X = df[['age', 'duration', 'campaign','pdays', 'previous']]
X = (X - X.mean()) / X.std()
y = (df['y']=='yes') * 1
print(X)
Now we are ready to predict the success or failure of the marketing campaigns:
W1, W2 = nn2(X, y)
We go down from 0.5 quickly, but then we are stuck. This is to be expected with such a simple approach.
As a theoretical concept, multilayer feedforward networks with a single hidden layer are universal approximators: by increasing the number of units in the hidden layer we can approximate any function to any degree.
In machine learning we are usually not so much interested in a spectacular learning success on the training set. The real goal is to apply the learned 'concepts' to data not yet seen. It is this performance that is relevant. Let us now separate our test set from the training set.
from sklearn.model_selection import train_test_split
Xtr, Xte, ytr, yte = train_test_split(X, y, test_size=0.2, random_state=1)
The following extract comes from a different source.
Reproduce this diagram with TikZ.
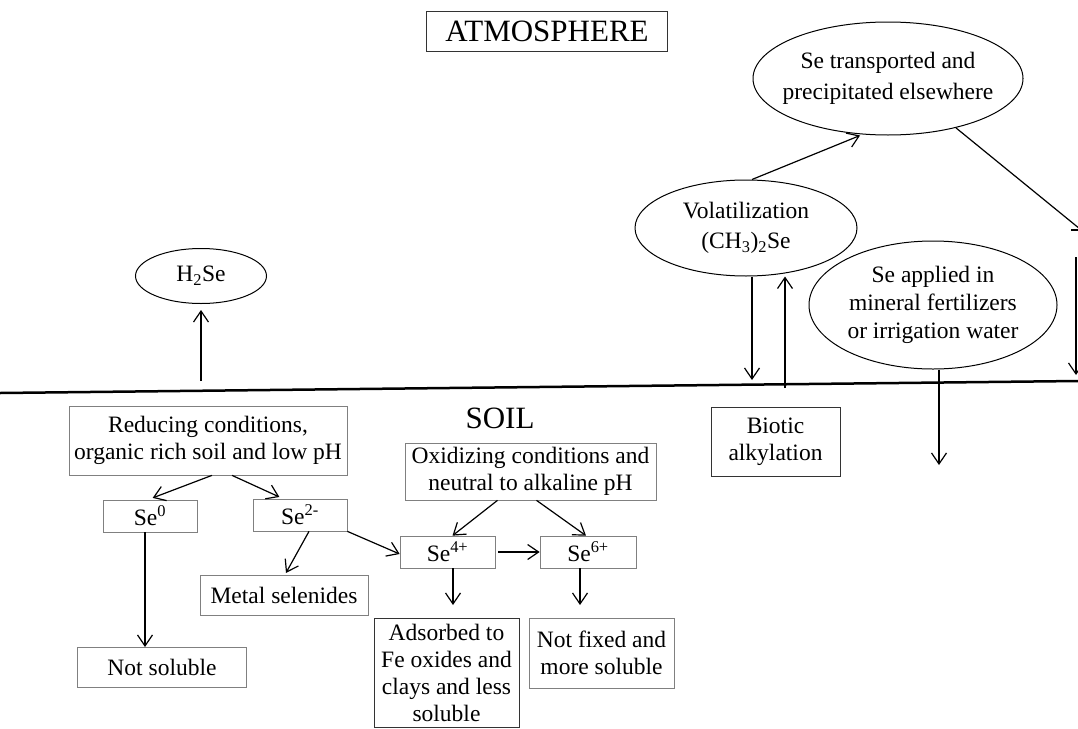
\documentclass[tikz,border=0pt]{standalone}
\usepackage{fontspec}
\setmainfont{Liberation Serif}
\usetikzlibrary{shapes.geometric,arrows.meta}

\tikzset{
  scatola/.style={draw=black!50, line width=0.7pt, rectangle, inner sep=0pt, align=center, font=\fontsize{23.5}{27}\selectfont},
  ovale/.style={draw, ellipse, line width=1pt, inner sep=0pt},
  testo/.style={inner sep=0pt, align=center, font=\fontsize{23.5}{28}\selectfont},
  freccia/.style={line width=1.2pt, -{Straight Barb[length=11pt,width=15pt]}},
}

\begin{document}
\begin{tikzpicture}[x=1pt,y=-1pt]
            \useasboundingbox (0,0) rectangle (1078,728);
            % Atmosfera
            \node[scatola, draw=black!80, minimum width=241, minimum height=40, font=\fontsize{31}{33}\selectfont] (atm) at (547,31) {ATMOSPHERE};
            % Suolo (linea)
            \draw[line width=2.5pt] (0,393) -- (1078,381);
            \node[testo, font=\fontsize{31}{33}\selectfont] (suolo) at (500,418) {SOIL};
            % Ellissi sopra il suolo
            \node[ovale, minimum width=131, minimum height=55] (h2se) at (201,276) {};
            \node[testo] (h2setxt) at (h2se) {H\textsubscript{2}Se};
            \node[ovale, minimum width=222, minimum height=96] (vol) at (746,228) {};
            \node[testo, font=\fontsize{23.5}{30}\selectfont] (voltxt) at (vol) {Volatilization\\(CH\textsubscript{3})\textsubscript{2}Se};
            \node[ovale, minimum width=270, minimum height=113] (trasp) at (888,78.5) {};
            \node[testo, font=\fontsize{23.5}{31}\selectfont] (trasptxt) at (trasp) {Se transported and\\precipitated elsewhere};
            \node[ovale, minimum width=248, minimum height=128] (appl) at (933,305) {};
            \node[testo] (appltxt) at (appl) {Se applied in\\mineral fertilizers\\or irrigation water};
            % Scatole sotto il suolo
            \node[scatola, minimum width=278, minimum height=69] (red) at (208,440.5) {Reducing conditions,\\organic rich soil and low pH};
            \node[scatola, minimum width=94, minimum height=32] (se0) at (150,516) {Se\textsuperscript{0}};
            \node[scatola, minimum width=94, minimum height=32] (se2) at (300,515) {Se\textsuperscript{2-}};
            \node[scatola, minimum width=168, minimum height=40] (metal) at (284,595) {Metal selenides};
            \node[scatola, minimum width=169, minimum height=40] (nonsol) at (162,667) {Not soluble};
            \node[scatola, minimum width=251, minimum height=57] (oss) at (530.5,471.5) {Oxidizing conditions and\\neutral to alkaline pH};
            \node[scatola, minimum width=95, minimum height=32] (se4) at (447.5,552) {Se\textsuperscript{4+}};
            \node[scatola, minimum width=96, minimum height=32] (se6) at (588,552) {Se\textsuperscript{6+}};
            \node[scatola, draw=black!80, minimum width=145, minimum height=109] (ads) at (446.5,672.5) {Adsorbed to\\Fe oxides and\\clays and less\\soluble};
            \node[scatola, minimum width=145, minimum height=70] (nonfix) at (601.5,653) {Not fixed and\\more soluble};
            \node[scatola, draw=black!80, minimum width=129, minimum height=69] (biot) at (775.5,441.5) {Biotic\\alkylation};
            % Estremi liberi delle frecce
            \coordinate (h2base) at (201,381);
            \coordinate (volgiu) at (752,380);
            \coordinate (volsu) at (785,388);
            \coordinate (bordo) at (1080,229);
            \coordinate (dxsu) at (1076,257);
            \coordinate (dxgiu) at (1076,375);
            \coordinate (applgiu) at (939,465);
            \coordinate (se0giu) at (145,647);
            \coordinate (se4giu) at (453,605);
            \coordinate (se6giu) at (580,605);
            % Frecce in atmosfera
            \draw[freccia, shorten >=6pt] (h2base) -- (h2base |- h2se.south);
            \draw[freccia] (vol.south -| volgiu) -- (volgiu);
            \draw[freccia] (volsu) -- (volsu |- vol.south);
            \draw[freccia] ([xshift=6]vol.north) -- ([xshift=-28]trasp.south);
            \draw[line width=1.2pt] (trasp.-36) -- (bordo);
            \draw[line width=1.2pt] (1071,230) -- (1080,230);
            \draw[freccia] (dxsu) -- (dxgiu);
            \draw[freccia] (appl.south -| applgiu) -- (applgiu);
            % Frecce nel suolo
            \draw[freccia, shorten >=5pt] ([xshift=4]red.south) -- ([xshift=-2]se0.north);
            \draw[freccia, shorten >=4pt] ([xshift=24]red.south) -- ([xshift=-17]se2.north);
            \draw[freccia] (se0.south -| se0giu) -- (se0giu);
            \draw[freccia, shorten >=2pt] ([xshift=9]se2.south) -- ([xshift=1]metal.north);
            \draw[freccia] (se2.south east) -- ([yshift=-2]se4.west);
            \draw[freccia] ([xshift=-33]oss.south) -- ([xshift=5]se4.north);
            \draw[freccia] ([xshift=6]oss.south) -- ([xshift=-2]se6.north);
            \draw[freccia] ([xshift=3]se4.east) -- (se4.east -| se6.west);
            \draw[freccia] (se4.south -| se4giu) -- (se4giu);
            \draw[freccia] (se6.south -| se6giu) -- (se6giu);
        \end{tikzpicture}
\end{document}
We define a function that only applies the feedforward steps:
def ffwd(X, y, Wij, Wjk):
if y.ndim==1: y = np.reshape(np.ravel(y), (len(y),1))
zj = np.dot(Wij, X.T)
aj = f(zj)
zk = np.dot(Wjk, aj)
ak = f(zk)
return np.sum(abs(ak-y.T), axis=1)/len(X)
Now we can train the network on the training data and then use the weights on the test data.
Wij, Wjk = nn2(Xtr, ytr)
ffwd(Xte, yte, Wij, Wjk)
As we can see the performance on the test set is similar to the training set.
Improving the performance on the training set can lead to 'overfitting': the weights are optimized too much for this particular training data.
Wij, Wjk = nn2(Xtr, ytr, l=0.01, h=3, epochs=2000)
ffwd(Xte, yte, Wij, Wjk)
The performance on the test set is worse; the net has not 'generalized'. This problem can be tackled with more advanced architectures.